WALTER AND CUTIE
Using a direct-camera style, Lech Kowalski takes an intimate behind-closed-doors approach: the first shot, Cutie's face, Walter's face, the first kiss. Walter, an elderly potbellied man, welcomes this young nineteen-year-old woman for a night of paid love. He is an important figure of the New York art world, a painter and patron of the arts, who financed Pull My Daisy by Robert Frank. Their games of seduction are charming, the ritual of the purification of Cutie's body is gracious. Their dance prolongs into a striptease, then an adolescent embrace on the carpet. And when the young nymph comes out of the bath, Walter venerates her on bended knee. The gestures of the lovers are filled with a cajoling insouciance and their conversation is in full swing. She evokes the pornographic films that employ her and the friendly sex she sometimes shares with women. Then suddenly, Lech Kowalski joins in the conversation, asks questions about the reasons for the popularity of pornographic films.
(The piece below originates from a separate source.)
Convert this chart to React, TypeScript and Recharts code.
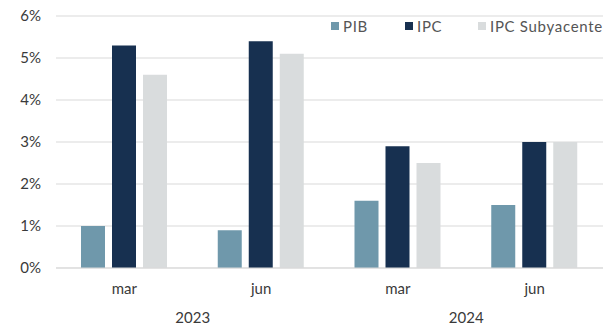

We never see the filmmaker on-screen, apart from his hand giving Cutie a cigarette and lighting it in a gentlemanly fashion. It is he who organized this meeting and paid 150 dollars for the young woman to be present.
Walter and Cutie ends with the Edenic tableau of the couple lying on a bed upon which fruit, no longer forbidden, are laid out. Walter has snuggled his head up against Cutie's breast in childlike abandon. Their pleasurable chance encounter is shared devoid of any sense of guilt.